*Directions*
Leave out the pictures, and retype only the lines from the beginning of the material through the line that contains "east |- t10ab.north);", including both.
%%
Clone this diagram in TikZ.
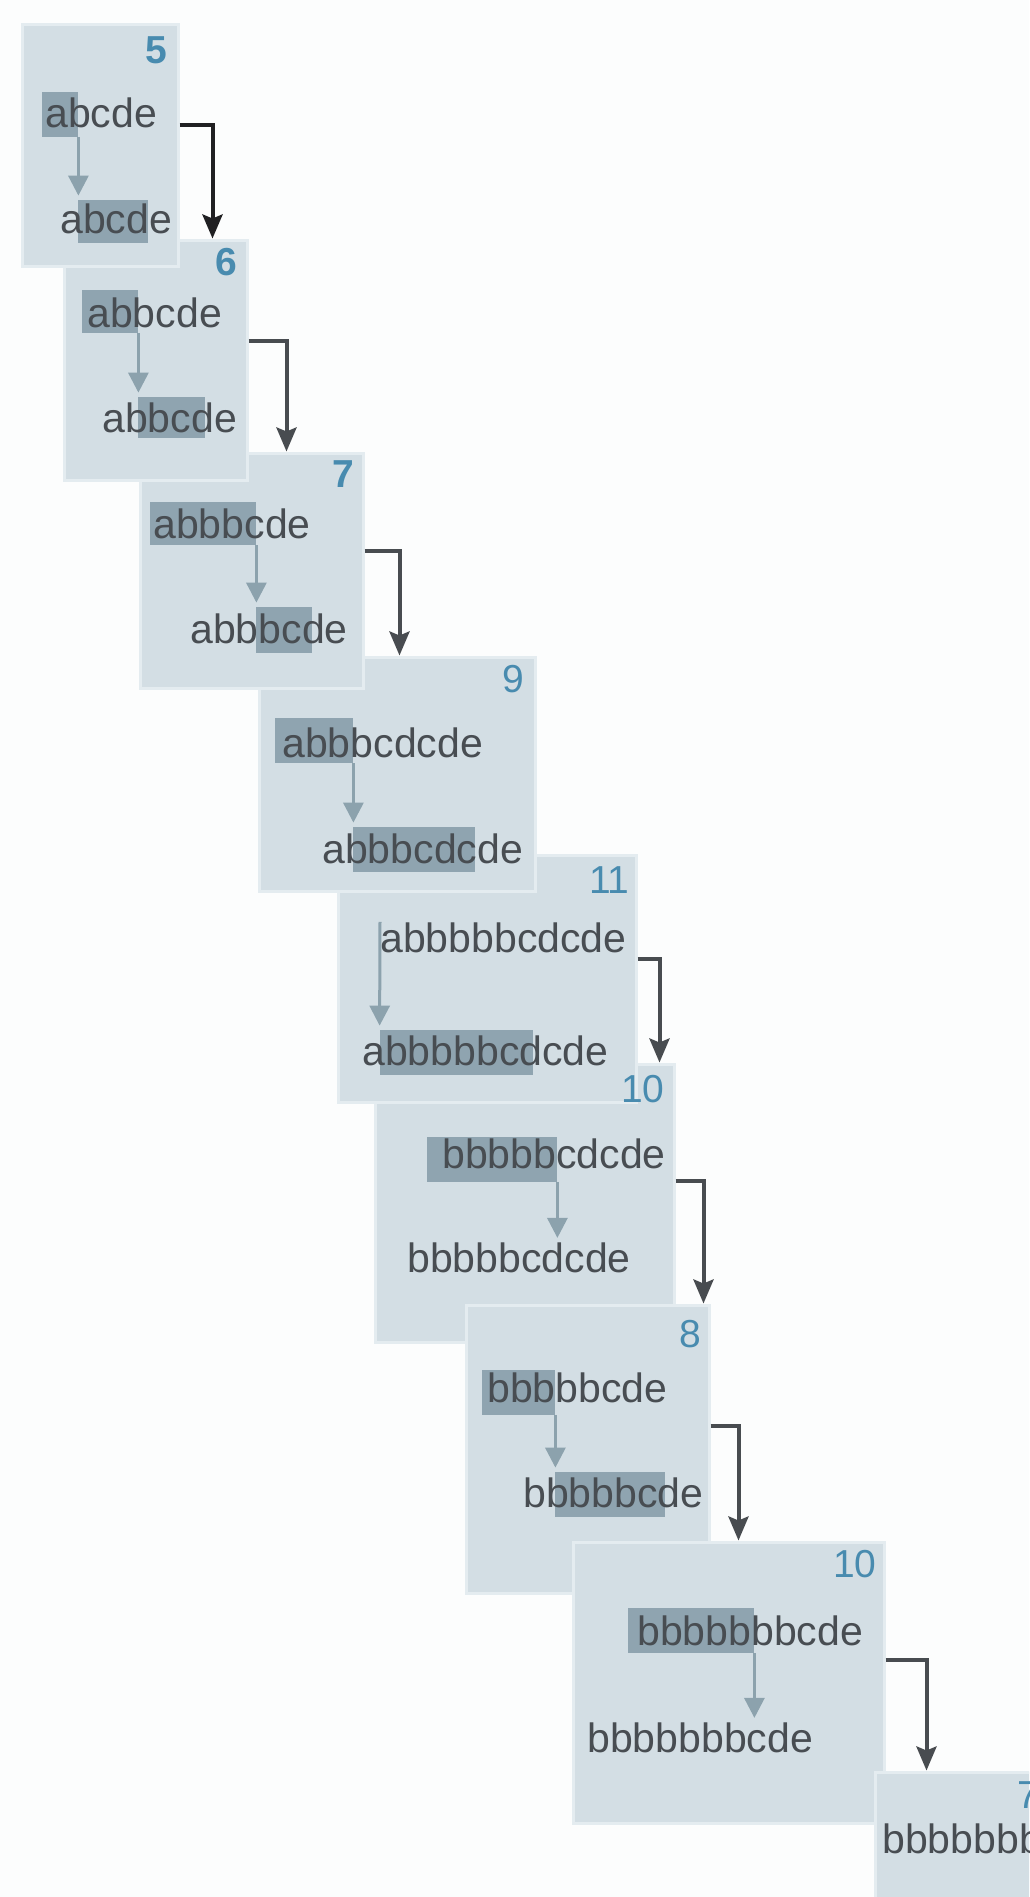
\documentclass[tikz,border=0pt]{standalone}
\usepackage{fontspec}
\setmainfont{Liberation Sans}
\usepackage{xcolor}
\usepackage{tikz}
\usetikzlibrary{arrows.meta, fit, calc}
\definecolor{pagebg}{RGB}{252,253,253}
\definecolor{cardbg}{RGB}{211,222,228}
\definecolor{cardedge}{RGB}{228,236,240}
\definecolor{hlbg}{RGB}{143,164,176}
\definecolor{inktext}{RGB}{72,77,82}
\definecolor{countblue}{RGB}{72,139,175}
\definecolor{copygrey}{RGB}{140,162,173}
\definecolor{flowgrey}{RGB}{72,76,80}
\definecolor{flowdark}{RGB}{32,32,34}

\tikzset{
	card/.style={draw=cardedge, fill=cardbg, line width=1.5pt, inner sep=0pt},
	hilite/.style={fill=hlbg, inner sep=0pt},
	word/.style={anchor=base west, inner sep=0pt, text=inktext, font=\fontsize{20.5}{24}\selectfont},
	count/.style={anchor=base east, inner sep=0pt, text=countblue, font=\fontsize{19.5}{24}\selectfont},
	countbold/.style={count, font=\fontsize{19.5}{24}\selectfont\bfseries},
	copyarrow/.style={draw=copygrey, line width=1.5pt, -{Triangle[width=10pt,length=10pt]}, shorten >=2pt},
	flowarrow/.style={line width=2pt, -{Stealth[width=10pt,length=12pt,inset=2pt]}}
}

\begin{document}
\begin{tikzpicture}[x=0.5pt, y=-0.5pt]
	\useasboundingbox (0,0) rectangle (1029,1897);
	\fill[pagebg] (0,0) rectangle (1029,1897);
	\clip (0,0) rectangle (1029,1897);

	% 10 (first)
	\node[card, fit={(375,1064) (674,1342)}] (c10a) {};
	\node[hilite, fit={(427,1137) (557,1182)}] (h10at) {};
	\node[word] (t10at) at (442,1168) {bbbbbcdcde};
	\node[word] (t10ab) at (407,1272) {bbbbbcdcde};
	\draw[copyarrow] (h10at.south east) -- (h10at.south east |- t10ab.north);

	% 11
	\node[card, fit={(338,855) (636,1102)}] (c11) {};
	\node[hilite, fit={(380,1030) (533,1075)}] (h11b) {};
	\node[word] (t11t) at (380,952) {abbbbbcdcde};
	\node[word] (t11b) at (362,1065) {abbbbbcdcde};
	\draw[copyarrow] (t11t.north west) -- (h11b.north west);

	% 9
	\node[card, fit={(259,657) (535,891)}] (c9) {};
	\node[hilite, fit={(275,718) (353,763)}] (h9t) {};
	\node[hilite, fit={(353,827) (475,872)}] (h9b) {};
	\node[word] (t9t) at (282,757) {abbbcdcde};
	\node[word] (t9b) at (322,863) {abbbcdcde};
	\draw[copyarrow] (h9t.south east) -- (h9t.south east |- h9b.north);

	% 7
	\node[card, fit={(140,453) (363,688)}] (c7) {};
	\node[hilite, fit={(150,502) (256,545)}] (h7t) {};
	\node[hilite, fit={(256,607) (312,653)}] (h7b) {};
	\node[word] (t7t) at (153,538) {abbbcde};
	\node[word] (t7b) at (190,643) {abbbcde};
	\draw[copyarrow] (h7t.south east) -- (h7t.south east |- h7b.north);

	% 6
	\node[card, fit={(64,240) (247,480)}] (c6) {};
	\node[hilite, fit={(82,290) (138,333)}] (h6t) {};
	\node[hilite, fit={(138,397) (205,438)}] (h6b) {};
	\node[word] (t6t) at (87,327) {abbcde};
	\node[word] (t6b) at (102,432) {abbcde};
	\draw[copyarrow] (h6t.south east) -- (h6t.south east |- h6b.north);

	% 5
	\node[card, fit={(22,24) (178,266)}] (c5) {};
	\node[hilite, fit={(42,92) (78,137)}] (h5t) {};
	\node[hilite, fit={(78,200) (148,243)}] (h5b) {};
	\node[word] (t5t) at (45,127) {abcde};
	\node[word] (t5b) at (60,233) {abcde};
	\draw[copyarrow] (h5t.south east) -- (h5t.south east |- h5b.north);

	% 8
	\node[card, fit={(466,1305) (709,1593)}] (c8) {};
	\node[hilite, fit={(482,1370) (555,1415)}] (h8t) {};
	\node[hilite, fit={(555,1472) (665,1517)}] (h8b) {};
	\node[word] (t8t) at (487,1402) {bbbbbcde};
	\node[word] (t8b) at (523,1507) {bbbbbcde};
	\draw[copyarrow] (h8t.south east) -- (h8t.south east |- h8b.north);

	% 10 (second)
	\node[card, fit={(573,1542) (884,1823)}] (c10b) {};
	\node[hilite, fit={(628,1608) (754,1653)}] (h10bt) {};
	\node[word] (t10bt) at (637,1645) {bbbbbbbcde};
	\node[word] (t10bb) at (587,1752) {bbbbbbbcde};
	\draw[copyarrow] (h10bt.south east) -- (h10bt.south east |- t10bb.north);

	% 7 (last)
	\node[card, fit={(875,1772) (1100,1960)}] (c7b) {};
	\node[word] (t7bt) at (882,1853) {bbbbbbb};

	\foreach \src/\dst/\stub/\ink in {c5/c6/33/flowdark, c6/c7/38/flowgrey, c7/c9/35/flowgrey, c11/c10a/22/flowgrey, c10a/c8/28/flowgrey, c8/c10b/28/flowgrey, c10b/c7b/41/flowgrey}
		\draw[flowarrow, draw=\ink] ($(\src.north east)!0.42!(\src.south east)$) -- ++(\stub,0) coordinate (bend) -- (bend |- \dst.north);

	\node[countbold] (n5) at (168,63) {5};
	\node[countbold] (n6) at (238,275) {6};
	\node[countbold] (n7) at (355,487) {7};
	\node[count] (n9) at (525,692) {9};
	\node[count] (n11) at (630,893) {11};
	\node[count] (n10a) at (665,1102) {10};
	\node[count] (n8) at (702,1347) {8};
	\node[count] (n10b) at (877,1577) {10};
	\node[count] (n7b) at (1040,1808) {7};
\end{tikzpicture}
\end{document}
%%
*Final answer*
Clone this diagram in TikZ.
\documentclass[tikz,border=0pt]{standalone}
\usepackage{fontspec}
\setmainfont{Liberation Sans}
\usepackage{xcolor}
\usepackage{tikz}
\usetikzlibrary{arrows.meta, fit, calc}
\definecolor{pagebg}{RGB}{252,253,253}
\definecolor{cardbg}{RGB}{211,222,228}
\definecolor{cardedge}{RGB}{228,236,240}
\definecolor{hlbg}{RGB}{143,164,176}
\definecolor{inktext}{RGB}{72,77,82}
\definecolor{countblue}{RGB}{72,139,175}
\definecolor{copygrey}{RGB}{140,162,173}
\definecolor{flowgrey}{RGB}{72,76,80}
\definecolor{flowdark}{RGB}{32,32,34}

\tikzset{
	card/.style={draw=cardedge, fill=cardbg, line width=1.5pt, inner sep=0pt},
	hilite/.style={fill=hlbg, inner sep=0pt},
	word/.style={anchor=base west, inner sep=0pt, text=inktext, font=\fontsize{20.5}{24}\selectfont},
	count/.style={anchor=base east, inner sep=0pt, text=countblue, font=\fontsize{19.5}{24}\selectfont},
	countbold/.style={count, font=\fontsize{19.5}{24}\selectfont\bfseries},
	copyarrow/.style={draw=copygrey, line width=1.5pt, -{Triangle[width=10pt,length=10pt]}, shorten >=2pt},
	flowarrow/.style={line width=2pt, -{Stealth[width=10pt,length=12pt,inset=2pt]}}
}

\begin{document}
\begin{tikzpicture}[x=0.5pt, y=-0.5pt]
	\useasboundingbox (0,0) rectangle (1029,1897);
	\fill[pagebg] (0,0) rectangle (1029,1897);
	\clip (0,0) rectangle (1029,1897);

	% 10 (first)
	\node[card, fit={(375,1064) (674,1342)}] (c10a) {};
	\node[hilite, fit={(427,1137) (557,1182)}] (h10at) {};
	\node[word] (t10at) at (442,1168) {bbbbbcdcde};
	\node[word] (t10ab) at (407,1272) {bbbbbcdcde};
	\draw[copyarrow] (h10at.south east) -- (h10at.south east |- t10ab.north);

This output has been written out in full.